[Written request] Repeat the listing in full, preserving every character.

[Data segment]
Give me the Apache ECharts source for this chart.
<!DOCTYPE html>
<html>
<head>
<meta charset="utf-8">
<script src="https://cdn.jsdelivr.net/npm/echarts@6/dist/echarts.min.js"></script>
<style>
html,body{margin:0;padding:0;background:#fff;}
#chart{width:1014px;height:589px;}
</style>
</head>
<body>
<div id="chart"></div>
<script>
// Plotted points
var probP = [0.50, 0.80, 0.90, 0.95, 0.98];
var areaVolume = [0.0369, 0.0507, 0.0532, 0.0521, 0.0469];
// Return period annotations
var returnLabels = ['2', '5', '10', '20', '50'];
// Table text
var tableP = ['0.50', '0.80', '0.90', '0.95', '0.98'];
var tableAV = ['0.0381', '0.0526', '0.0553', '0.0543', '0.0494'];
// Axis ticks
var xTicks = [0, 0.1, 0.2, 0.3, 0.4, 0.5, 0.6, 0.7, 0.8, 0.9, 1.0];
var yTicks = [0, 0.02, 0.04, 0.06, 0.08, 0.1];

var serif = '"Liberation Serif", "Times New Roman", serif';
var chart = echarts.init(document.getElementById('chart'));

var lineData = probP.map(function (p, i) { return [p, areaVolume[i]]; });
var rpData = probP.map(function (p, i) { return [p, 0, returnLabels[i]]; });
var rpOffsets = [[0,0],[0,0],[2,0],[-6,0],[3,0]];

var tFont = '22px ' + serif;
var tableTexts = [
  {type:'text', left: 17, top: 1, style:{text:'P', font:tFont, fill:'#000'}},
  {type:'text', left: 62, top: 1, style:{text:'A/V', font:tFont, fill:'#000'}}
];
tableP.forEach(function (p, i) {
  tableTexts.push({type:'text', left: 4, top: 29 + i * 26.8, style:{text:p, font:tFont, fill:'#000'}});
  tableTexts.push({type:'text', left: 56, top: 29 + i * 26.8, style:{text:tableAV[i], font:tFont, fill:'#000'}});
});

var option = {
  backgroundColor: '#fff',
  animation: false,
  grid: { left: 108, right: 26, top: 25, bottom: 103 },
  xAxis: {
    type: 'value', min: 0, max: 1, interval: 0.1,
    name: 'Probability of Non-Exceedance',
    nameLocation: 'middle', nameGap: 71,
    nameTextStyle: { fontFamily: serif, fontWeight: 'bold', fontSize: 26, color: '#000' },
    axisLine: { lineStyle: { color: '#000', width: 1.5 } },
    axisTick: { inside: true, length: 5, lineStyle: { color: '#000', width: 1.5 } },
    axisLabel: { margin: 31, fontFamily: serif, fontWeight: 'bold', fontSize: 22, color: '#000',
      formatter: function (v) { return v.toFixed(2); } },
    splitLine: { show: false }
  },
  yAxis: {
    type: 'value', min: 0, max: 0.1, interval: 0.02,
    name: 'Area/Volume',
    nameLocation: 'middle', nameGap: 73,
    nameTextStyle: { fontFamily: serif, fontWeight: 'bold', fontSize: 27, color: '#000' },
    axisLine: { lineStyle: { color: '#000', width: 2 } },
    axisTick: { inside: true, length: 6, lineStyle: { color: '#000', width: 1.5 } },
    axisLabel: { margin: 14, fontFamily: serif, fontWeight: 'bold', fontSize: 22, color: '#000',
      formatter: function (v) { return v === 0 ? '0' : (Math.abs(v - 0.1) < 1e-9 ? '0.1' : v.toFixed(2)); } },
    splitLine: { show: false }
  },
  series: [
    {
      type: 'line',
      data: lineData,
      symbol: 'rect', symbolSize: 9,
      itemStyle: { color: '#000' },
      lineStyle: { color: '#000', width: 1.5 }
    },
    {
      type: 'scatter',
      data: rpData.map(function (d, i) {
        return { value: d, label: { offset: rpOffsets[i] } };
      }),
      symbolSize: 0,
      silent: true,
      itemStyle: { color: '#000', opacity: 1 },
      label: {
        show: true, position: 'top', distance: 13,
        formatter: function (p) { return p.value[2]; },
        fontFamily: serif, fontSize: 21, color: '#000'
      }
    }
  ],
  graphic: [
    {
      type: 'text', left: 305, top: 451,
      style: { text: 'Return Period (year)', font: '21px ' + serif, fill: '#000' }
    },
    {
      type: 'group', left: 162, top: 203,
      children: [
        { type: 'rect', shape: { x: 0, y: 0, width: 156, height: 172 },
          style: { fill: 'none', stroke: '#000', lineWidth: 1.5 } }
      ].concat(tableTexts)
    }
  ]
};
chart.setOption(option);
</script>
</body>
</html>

[The solution]
Give me the Apache ECharts source for this chart.
<!DOCTYPE html>
<html>
<head>
<meta charset="utf-8">
<script src="https://cdn.jsdelivr.net/npm/echarts@6/dist/echarts.min.js"></script>
<style>
html,body{margin:0;padding:0;background:#fff;}
#chart{width:1014px;height:589px;}
</style>
</head>
<body>
<div id="chart"></div>
<script>
// Plotted points
var probP = [0.50, 0.80, 0.90, 0.95, 0.98];
var areaVolume = [0.0369, 0.0507, 0.0532, 0.0521, 0.0469];
// Return period annotations
var returnLabels = ['2', '5', '10', '20', '50'];
// Table text
var tableP = ['0.50', '0.80', '0.90', '0.95', '0.98'];
var tableAV = ['0.0381', '0.0526', '0.0553', '0.0543', '0.0494'];
// Axis ticks
var xTicks = [0, 0.1, 0.2, 0.3, 0.4, 0.5, 0.6, 0.7, 0.8, 0.9, 1.0];
var yTicks = [0, 0.02, 0.04, 0.06, 0.08, 0.1];

var serif = '"Liberation Serif", "Times New Roman", serif';
var chart = echarts.init(document.getElementById('chart'));

var lineData = probP.map(function (p, i) { return [p, areaVolume[i]]; });
var rpData = probP.map(function (p, i) { return [p, 0, returnLabels[i]]; });
var rpOffsets = [[0,0],[0,0],[2,0],[-6,0],[3,0]];

var tFont = '22px ' + serif;
var tableTexts = [
  {type:'text', left: 17, top: 1, style:{text:'P', font:tFont, fill:'#000'}},
  {type:'text', left: 62, top: 1, style:{text:'A/V', font:tFont, fill:'#000'}}
];
tableP.forEach(function (p, i) {
  tableTexts.push({type:'text', left: 4, top: 29 + i * 26.8, style:{text:p, font:tFont, fill:'#000'}});
  tableTexts.push({type:'text', left: 56, top: 29 + i * 26.8, style:{text:tableAV[i], font:tFont, fill:'#000'}});
});

var option = {
  backgroundColor: '#fff',
  animation: false,
  grid: { left: 108, right: 26, top: 25, bottom: 103 },
  xAxis: {
    type: 'value', min: 0, max: 1, interval: 0.1,
    name: 'Probability of Non-Exceedance',
    nameLocation: 'middle', nameGap: 71,
    nameTextStyle: { fontFamily: serif, fontWeight: 'bold', fontSize: 26, color: '#000' },
    axisLine: { lineStyle: { color: '#000', width: 1.5 } },
    axisTick: { inside: true, length: 5, lineStyle: { color: '#000', width: 1.5 } },
    axisLabel: { margin: 31, fontFamily: serif, fontWeight: 'bold', fontSize: 22, color: '#000',
      formatter: function (v) { return v.toFixed(2); } },
    splitLine: { show: false }
  },
  yAxis: {
    type: 'value', min: 0, max: 0.1, interval: 0.02,
    name: 'Area/Volume',
    nameLocation: 'middle', nameGap: 73,
    nameTextStyle: { fontFamily: serif, fontWeight: 'bold', fontSize: 27, color: '#000' },
    axisLine: { lineStyle: { color: '#000', width: 2 } },
    axisTick: { inside: true, length: 6, lineStyle: { color: '#000', width: 1.5 } },
    axisLabel: { margin: 14, fontFamily: serif, fontWeight: 'bold', fontSize: 22, color: '#000',
      formatter: function (v) { return v === 0 ? '0' : (Math.abs(v - 0.1) < 1e-9 ? '0.1' : v.toFixed(2)); } },
    splitLine: { show: false }
  },
  series: [
    {
      type: 'line',
      data: lineData,
      symbol: 'rect', symbolSize: 9,
      itemStyle: { color: '#000' },
      lineStyle: { color: '#000', width: 1.5 }
    },
    {
      type: 'scatter',
      data: rpData.map(function (d, i) {
        return { value: d, label: { offset: rpOffsets[i] } };
      }),
      symbolSize: 0,
      silent: true,
      itemStyle: { color: '#000', opacity: 1 },
      label: {
        show: true, position: 'top', distance: 13,
        formatter: function (p) { return p.value[2]; },
        fontFamily: serif, fontSize: 21, color: '#000'
      }
    }
  ],
  graphic: [
    {
      type: 'text', left: 305, top: 451,
      style: { text: 'Return Period (year)', font: '21px ' + serif, fill: '#000' }
    },
    {
      type: 'group', left: 162, top: 203,
      children: [
        { type: 'rect', shape: { x: 0, y: 0, width: 156, height: 172 },
          style: { fill: 'none', stroke: '#000', lineWidth: 1.5 } }
      ].concat(tableTexts)
    }
  ]
};
chart.setOption(option);
</script>
</body>
</html>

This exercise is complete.